**Given task:**
Drop the pictures, then extract the listing word for word.

**Information provided:**

········

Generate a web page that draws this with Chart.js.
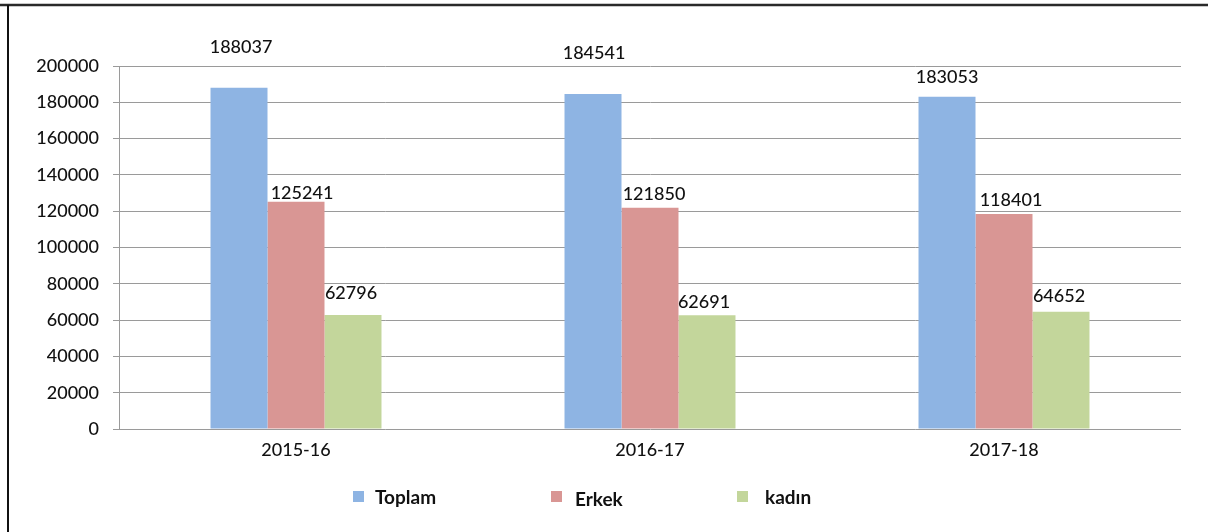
<!DOCTYPE html>
<html>
<head>
<meta charset="utf-8">
<script src="https://cdn.jsdelivr.net/npm/chart.js@4"></script>
<style>
html,body{margin:0;padding:0;background:#fff;}
#wrap{width:1208px;height:532px;position:relative;}
</style>
</head>
<body>
<div id="wrap"><canvas id="c" width="1208" height="532"></canvas></div>
<script>
const categories = ['2015-16', '2016-17', '2017-18'];
const toplam = [188037, 184541, 183053];
const erkek = [125241, 121850, 118401];
const kadin = [62796, 62691, 64652];
const seriesNames = ['Toplam', 'Erkek', 'kadın'];
const yTicks = [0, 20000, 40000, 60000, 80000, 100000, 120000, 140000, 160000, 180000, 200000];

const colors = ['#8EB4E3', '#D99694', '#C3D69B'];
const FONT = 'Lato, "DejaVu Sans", sans-serif';

// per-bar label nudges [dx, dy above bar top] (style only)
const labelNudge = [
  [[2, 41], [1, 41], [0, 20]],
  [[6, 9], [4, 14], [7, 14]],
  [[-2, 22], [-3, 13], [-2, 15]]
];

const framePlugin = {
  id: 'frame',
  beforeDraw(chart) {
    const ctx = chart.ctx;
    ctx.save();
    ctx.fillStyle = '#fff';
    ctx.fillRect(0, 0, chart.width, chart.height);
    ctx.strokeStyle = '#2a2a2a';
    ctx.lineWidth = 2.5;
    ctx.beginPath();
    ctx.moveTo(0, 5);
    ctx.lineTo(chart.width, 5);
    ctx.stroke();
    ctx.lineWidth = 2;
    ctx.strokeStyle = '#111';
    ctx.beginPath();
    ctx.moveTo(8, 5);
    ctx.lineTo(8, chart.height);
    ctx.stroke();
    ctx.restore();
  }
};

const valueLabels = {
  id: 'valueLabels',
  afterDatasetsDraw(chart) {
    const ctx = chart.ctx;
    ctx.save();
    ctx.font = '500 18px ' + FONT;
    ctx.fillStyle = '#111';
    ctx.textAlign = 'center';
    ctx.textBaseline = 'middle';
    chart.data.datasets.forEach((ds, di) => {
      const meta = chart.getDatasetMeta(di);
      meta.data.forEach((bar, i) => {
        const n = labelNudge[di][i];
        ctx.fillText(String(ds.data[i]), bar.x + n[0], bar.y - n[1]);
      });
    });
    ctx.restore();
  }
};

const legendPos = [[353, 375, 498], [551, 575, 500], [737, 765, 498]];
const customLegend = {
  id: 'customLegend',
  afterDraw(chart) {
    const ctx = chart.ctx;
    ctx.save();
    ctx.font = 'bold 19px ' + FONT;
    ctx.textBaseline = 'middle';
    ctx.textAlign = 'left';
    chart.data.datasets.forEach((ds, di) => {
      const p = legendPos[di];
      ctx.fillStyle = ds.backgroundColor;
      ctx.fillRect(p[0], 491, 11, 11);
      ctx.fillStyle = '#111';
      ctx.fillText(ds.label, p[1], p[2]);
    });
    ctx.restore();
  }
};

new Chart(document.getElementById('c'), {
  type: 'bar',
  data: {
    labels: categories,
    datasets: [
      { label: seriesNames[0], data: toplam, backgroundColor: colors[0] },
      { label: seriesNames[1], data: erkek, backgroundColor: colors[1] },
      { label: seriesNames[2], data: kadin, backgroundColor: colors[2] }
    ]
  },
  options: {
    responsive: false,
    animation: false,
    devicePixelRatio: 1,
    layout: { padding: { left: 0, right: 27, top: 66, bottom: 63 } },
    datasets: { bar: { categoryPercentage: 0.483, barPercentage: 1 } },
    plugins: { legend: { display: false }, tooltip: { enabled: false } },
    scales: {
      x: {
        afterFit(s) { s.height = 40; },
        grid: { display: false, drawTicks: false },
        border: { display: false },
        ticks: { color: '#111', font: { family: FONT, size: 18, weight: '500' }, padding: 10 }
      },
      y: {
        min: 0, max: 200000,
        afterFit(s) { s.width = 119; },
        afterBuildTicks(s) { s.ticks = yTicks.map(v => ({ value: v })); },
        grid: { color: '#9a9a9a', lineWidth: 1, tickLength: 6, drawTicks: true },
        border: { display: true, color: '#9a9a9a', width: 1 },
        ticks: {
          color: '#111', font: { family: FONT, size: 18, weight: '500' }, padding: 14,
          callback: v => String(v)
        }
      }
    }
  },
  plugins: [framePlugin, valueLabels, customLegend]
});
</script>
</body>
</html>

········

**Task response:**
Generate a web page that draws this with Chart.js.
<!DOCTYPE html>
<html>
<head>
<meta charset="utf-8">
<script src="https://cdn.jsdelivr.net/npm/chart.js@4"></script>
<style>
html,body{margin:0;padding:0;background:#fff;}
#wrap{width:1208px;height:532px;position:relative;}
</style>
</head>
<body>
<div id="wrap"><canvas id="c" width="1208" height="532"></canvas></div>
<script>
const categories = ['2015-16', '2016-17', '2017-18'];
const toplam = [188037, 184541, 183053];
const erkek = [125241, 121850, 118401];
const kadin = [62796, 62691, 64652];
const seriesNames = ['Toplam', 'Erkek', 'kadın'];
const yTicks = [0, 20000, 40000, 60000, 80000, 100000, 120000, 140000, 160000, 180000, 200000];

const colors = ['#8EB4E3', '#D99694', '#C3D69B'];
const FONT = 'Lato, "DejaVu Sans", sans-serif';

// per-bar label nudges [dx, dy above bar top] (style only)
const labelNudge = [
  [[2, 41], [1, 41], [0, 20]],
  [[6, 9], [4, 14], [7, 14]],
  [[-2, 22], [-3, 13], [-2, 15]]
];

const framePlugin = {
  id: 'frame',
  beforeDraw(chart) {
    const ctx = chart.ctx;
    ctx.save();
    ctx.fillStyle = '#fff';
    ctx.fillRect(0, 0, chart.width, chart.height);
    ctx.strokeStyle = '#2a2a2a';
    ctx.lineWidth = 2.5;
    ctx.beginPath();
    ctx.moveTo(0, 5);
    ctx.lineTo(chart.width, 5);
    ctx.stroke();
    ctx.lineWidth = 2;
    ctx.strokeStyle = '#111';
    ctx.beginPath();
    ctx.moveTo(8, 5);
    ctx.lineTo(8, chart.height);
    ctx.stroke();
    ctx.restore();
  }
};

const valueLabels = {
  id: 'valueLabels',
  afterDatasetsDraw(chart) {
    const ctx = chart.ctx;
    ctx.save();
    ctx.font = '500 18px ' + FONT;
    ctx.fillStyle = '#111';
    ctx.textAlign = 'center';
    ctx.textBaseline = 'middle';
    chart.data.datasets.forEach((ds, di) => {
      const meta = chart.getDatasetMeta(di);
      meta.data.forEach((bar, i) => {
        const n = labelNudge[di][i];
        ctx.fillText(String(ds.data[i]), bar.x + n[0], bar.y - n[1]);
      });
    });
    ctx.restore();
  }
};

const legendPos = [[353, 375, 498], [551, 575, 500], [737, 765, 498]];
const customLegend = {
  id: 'customLegend',
  afterDraw(chart) {
    const ctx = chart.ctx;
    ctx.save();
    ctx.font = 'bold 19px ' + FONT;
    ctx.textBaseline = 'middle';
    ctx.textAlign = 'left';
    chart.data.datasets.forEach((ds, di) => {
      const p = legendPos[di];
      ctx.fillStyle = ds.backgroundColor;
      ctx.fillRect(p[0], 491, 11, 11);
      ctx.fillStyle = '#111';
      ctx.fillText(ds.label, p[1], p[2]);
    });
    ctx.restore();
  }
};

new Chart(document.getElementById('c'), {
  type: 'bar',
  data: {
    labels: categories,
    datasets: [
      { label: seriesNames[0], data: toplam, backgroundColor: colors[0] },
      { label: seriesNames[1], data: erkek, backgroundColor: colors[1] },
      { label: seriesNames[2], data: kadin, backgroundColor: colors[2] }
    ]
  },
  options: {
    responsive: false,
    animation: false,
    devicePixelRatio: 1,
    layout: { padding: { left: 0, right: 27, top: 66, bottom: 63 } },
    datasets: { bar: { categoryPercentage: 0.483, barPercentage: 1 } },
    plugins: { legend: { display: false }, tooltip: { enabled: false } },
    scales: {
      x: {
        afterFit(s) { s.height = 40; },
        grid: { display: false, drawTicks: false },
        border: { display: false },
        ticks: { color: '#111', font: { family: FONT, size: 18, weight: '500' }, padding: 10 }
      },
      y: {
        min: 0, max: 200000,
        afterFit(s) { s.width = 119; },
        afterBuildTicks(s) { s.ticks = yTicks.map(v => ({ value: v })); },
        grid: { color: '#9a9a9a', lineWidth: 1, tickLength: 6, drawTicks: true },
        border: { display: true, color: '#9a9a9a', width: 1 },
        ticks: {
          color: '#111', font: { family: FONT, size: 18, weight: '500' }, padding: 14,
          callback: v => String(v)
        }
      }
    }
  },
  plugins: [framePlugin, valueLabels, customLegend]
});
</script>
</body>
</html>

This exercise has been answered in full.